§ **Records for the exercise**
--------------------------------------------------

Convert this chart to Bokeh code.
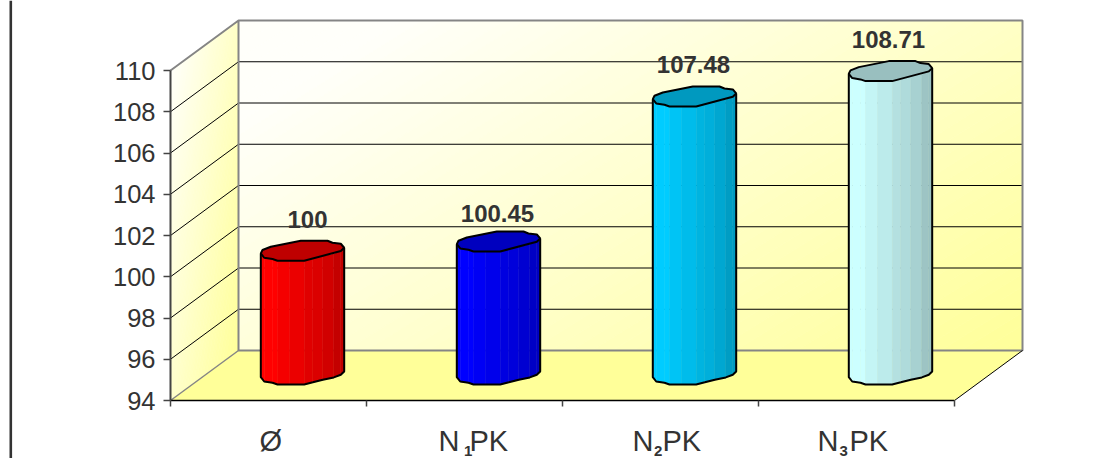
from bokeh.plotting import figure
from bokeh.models import Range1d, LinearAxis, FixedTicker, ColumnDataSource
from bokeh.core.properties import value
from bokeh.embed import file_html
from bokeh.resources import INLINE

# ---- data ----
categories = ["Ø", "N1PK", "N2PK", "N3PK"]
values = [100, 100.45, 107.48, 108.71]
value_labels = ["100", "100.45", "107.48", "108.71"]
bar_colors = [(255, 0, 0), (0, 0, 255), (0, 204, 255), (204, 255, 255)]
y_ticks = [94, 96, 98, 100, 102, 104, 106, 108, 110]
grid_values = [96, 98, 100, 102, 104, 106, 108]
x_ticks = [0, 1, 2, 3, 4]

# ---- layout (page pixels) ----
W, H = 1099, 458
X0, CAT_W = 170, 196        # page x of category 0, px per category
Y94, UNIT = 400, 20.625     # page y of value 94, px per value unit
DX, DY = 68, 50             # depth of the 3D box
FONT = value("Liberation Sans")
INK = "#333333"

def X(px):
    return (px - X0) / CAT_W

def Y(py):
    return 94 + (Y94 - py) / UNIT

def PY(v):
    return Y94 - (v - 94) * UNIT

p = figure(width=W, height=H, output_backend="svg", toolbar_location=None,
           x_axis_location=None, y_axis_location=None, min_border=0,
           x_range=Range1d(X(0), X(W)), y_range=Range1d(Y(H), Y(0)))
p.outline_line_color = None
p.grid.visible = False
p.background_fill_color = "white"
p.border_fill_color = "white"


def clip(poly, a, b, c0, keep_below):
    out = []
    n = len(poly)
    for i in range(n):
        x1, y1 = poly[i]
        x2, y2 = poly[(i + 1) % n]
        d1 = a * x1 + b * y1 - c0
        d2 = a * x2 + b * y2 - c0
        if not keep_below:
            d1, d2 = -d1, -d2
        if d1 <= 0:
            out.append((x1, y1))
        if d1 * d2 < 0:
            t = d1 / (d1 - d2)
            out.append((x1 + t * (x2 - x1), y1 + t * (y2 - y1)))
    return out


def gradient(poly, a, b, c_start, c_end, strips=48, lead=0.0):
    """Fill a polygon in bands along direction (a,b), from its lowest to its highest t."""
    ts = [a * q[0] + b * q[1] for q in poly]
    t0, t1 = min(ts), max(ts)
    xs, ys, cs = [], [], []
    for k in range(strips):
        lo = t0 + (t1 - t0) * k / strips
        hi = t0 + (t1 - t0) * (k + 1) / strips
        piece = clip(clip(poly, a, b, hi, True), a, b, lo, False)
        if len(piece) < 3:
            continue
        f = min(1, max(0, ((k + 0.5) / strips - lead) / (1 - lead)))
        col = tuple(int(round(c_start[j] + (c_end[j] - c_start[j]) * f)) for j in range(3))
        xs.append([X(q[0]) for q in piece])
        ys.append([Y(q[1]) for q in piece])
        cs.append("#%02x%02x%02x" % col)
    p.patches(xs, ys, fill_color=cs, line_color=cs, line_width=0.7)


WHITE, YELLOW = (255, 255, 250), (255, 255, 153)
LEFT, RIGHT = X0, X0 + 4 * CAT_W
TOP, BOT = PY(110), PY(94)

# back wall
back = [(LEFT + DX, TOP - DY), (RIGHT + DX, TOP - DY), (RIGHT + DX, BOT - DY), (LEFT + DX, BOT - DY)]
gradient(back, 1, 1.6, WHITE, YELLOW, 64, lead=0.12)
# side wall
side = [(LEFT, TOP), (LEFT + DX, TOP - DY), (LEFT + DX, BOT - DY), (LEFT, BOT)]
gradient(side, 1, 0.16, WHITE, YELLOW, 40)
# floor
p.patch([X(LEFT), X(RIGHT), X(RIGHT + DX), X(LEFT + DX)],
        [Y(BOT), Y(BOT), Y(BOT - DY), Y(BOT - DY)], fill_color="#ffff99", line_color=None)

# gridlines
for v in grid_values:
    p.line([X(LEFT), X(LEFT + DX), X(RIGHT + DX)], [v, Y(PY(v) - DY), Y(PY(v) - DY)],
           line_color="black", line_width=1)

# box edges
GREY = "#858585"
p.line([X(LEFT), X(LEFT + DX), X(RIGHT + DX), X(RIGHT + DX), X(LEFT + DX), X(LEFT + DX)],
       [Y(TOP), Y(TOP - DY), Y(TOP - DY), Y(BOT - DY), Y(BOT - DY), Y(TOP - DY)],
       line_color=GREY, line_width=2)
p.line([X(LEFT), X(LEFT + DX)], [Y(BOT), Y(BOT - DY)], line_color=GREY, line_width=1.5)
p.line([X(RIGHT), X(RIGHT + DX)], [Y(BOT), Y(BOT - DY)], line_color="black", line_width=1)

# the stem of the outer frame on the far left
p.line([X(10.3), X(10.3)], [Y(0), Y(H)], line_color="#333333", line_width=2.6)

# cross-section of a bar, px around its centre
outline = [(-41.7, 2.7), (-40, -0.7), (-31.7, -4), (-1.7, -10), (25, -10), (30, -8), (38.3, -7),
           (41.7, -3), (38.3, 0.3), (1.7, 10), (-25, 10), (-30, 8.3), (-38.3, 7)]
# lower edge, left to right, with the shade of each facet
lower = [(-41.7, 2.7), (-38.3, 7), (-30, 8.3), (-25, 10), (-13, 10), (1.7, 10), (10.3, 7.8),
         (20.3, 5.2), (31.3, 2.9), (38.3, 0.3), (41.7, -3)]
shade = [1.0, 1.0, 1.0, 0.96, 0.92, 0.88, 0.86, 0.82, 0.77, 0.76]
TOP_SHADE = 0.75


def tone(c, f):
    return "#%02x%02x%02x" % tuple(int(round(x * f)) for x in c)


for i, (v, c) in enumerate(zip(values, bar_colors)):
    cx = X0 + (i + 0.5) * CAT_W + DX / 2
    py_top, py_bot = PY(v) - DY / 2 - 1, PY(94) - DY / 2 - 1
    for k in range(len(lower) - 1):
        (x1, y1), (x2, y2) = lower[k], lower[k + 1]
        col = tone(c, shade[k])
        p.patch([X(cx + x1), X(cx + x2), X(cx + x2), X(cx + x1)],
                [Y(py_top + y1), Y(py_top + y2), Y(py_bot + y2), Y(py_bot + y1)],
                fill_color=col, line_color=col, line_width=0.5)
    # outline of body
    body_x = [X(cx + q[0]) for q in lower]
    body_y = [Y(py_bot + q[1]) for q in lower]
    p.line([X(cx - 41.7)] + body_x + [X(cx + 41.7)],
           [Y(py_top + 2.7)] + body_y + [Y(py_top - 3)],
           line_color="black", line_width=2)
    # top
    p.patch([X(cx + q[0]) for q in outline], [Y(py_top + q[1]) for q in outline],
            fill_color=tone(c, TOP_SHADE), line_color="black", line_width=2)

# data labels
label_dx = [5, -1, -1, -2]
label_dy = [31, 28, 32, 32]
p.text([i + 0.5 + X(X0 + DX / 2) for i in range(4)], [Y(PY(v) - DY / 2 - 1) for v in values],
       text=value_labels, x_offset=label_dx, y_offset=[-d for d in label_dy],
       text_font=FONT, text_font_style="bold", text_font_size="24px", text_color=INK,
       text_align="center", text_baseline="middle")

# axes
yax = LinearAxis(fixed_location=0, bounds=(94, 110), ticker=FixedTicker(ticks=y_ticks))
yax.axis_line_color = "#444444"
yax.axis_line_width = 2
yax.major_tick_line_color = "#444444"
yax.major_tick_line_width = 1.5
yax.major_tick_in = 0
yax.major_tick_out = 7
yax.minor_tick_line_color = None
yax.major_label_standoff = 8
yax.major_label_text_font = "Liberation Sans"
yax.major_label_text_font_size = "25.5px"
yax.major_label_text_color = INK
p.add_layout(yax, "left")

xax = LinearAxis(fixed_location=94, bounds=(0, 4), ticker=FixedTicker(ticks=x_ticks))
xax.axis_line_color = "black"
xax.axis_line_width = 1.5
xax.major_tick_line_color = "#444444"
xax.major_tick_line_width = 1.5
xax.major_tick_in = 0
xax.major_tick_out = 6
xax.minor_tick_line_color = None
xax.major_label_text_font_size = "0px"
xax.major_label_text_color = None
p.add_layout(xax, "below")

# category labels, written in parts because of the subscripts
BASE = 440
big = ColumnDataSource(dict(x=[X(259), X(438), X(469), X(632), X(662), X(817), X(849)],
                            t=["Ø", "N", "PK", "N", "PK", "N", "PK"]))
p.text("x", Y(BASE), text="t", source=big, text_font=FONT, text_font_size="29px", text_color=INK,
       text_align="left", text_baseline="alphabetic")
p.text([X(463.5), X(653.5), X(839)], Y(BASE + 10), text=["1", "2", "3"], text_font=FONT,
       text_font_style="bold", text_font_size="15px", text_color=INK,
       text_align="left", text_baseline="alphabetic")

open("out.html", "w").write(file_html(p, INLINE))
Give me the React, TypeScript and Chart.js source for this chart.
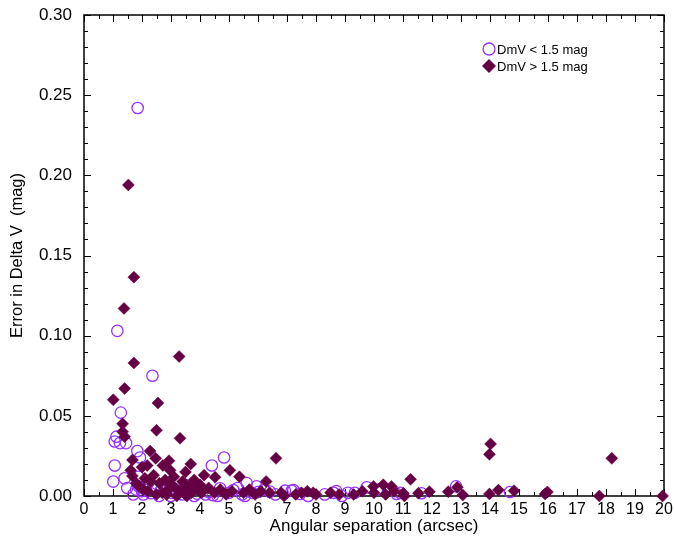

--------------------------------------------------

§ **Your task**
Copy nothing but the lines from the top of the data down to the line containing "from bokeh.resources import INLINE", and leave the pictures out.

§ **Answer**
Convert this chart to Bokeh code.
from bokeh.plotting import figure
from bokeh.models import Range1d, LinearAxis, FixedTicker, ColumnDataSource
from bokeh.core.properties import value
from bokeh.embed import file_html
from bokeh.resources import INLINE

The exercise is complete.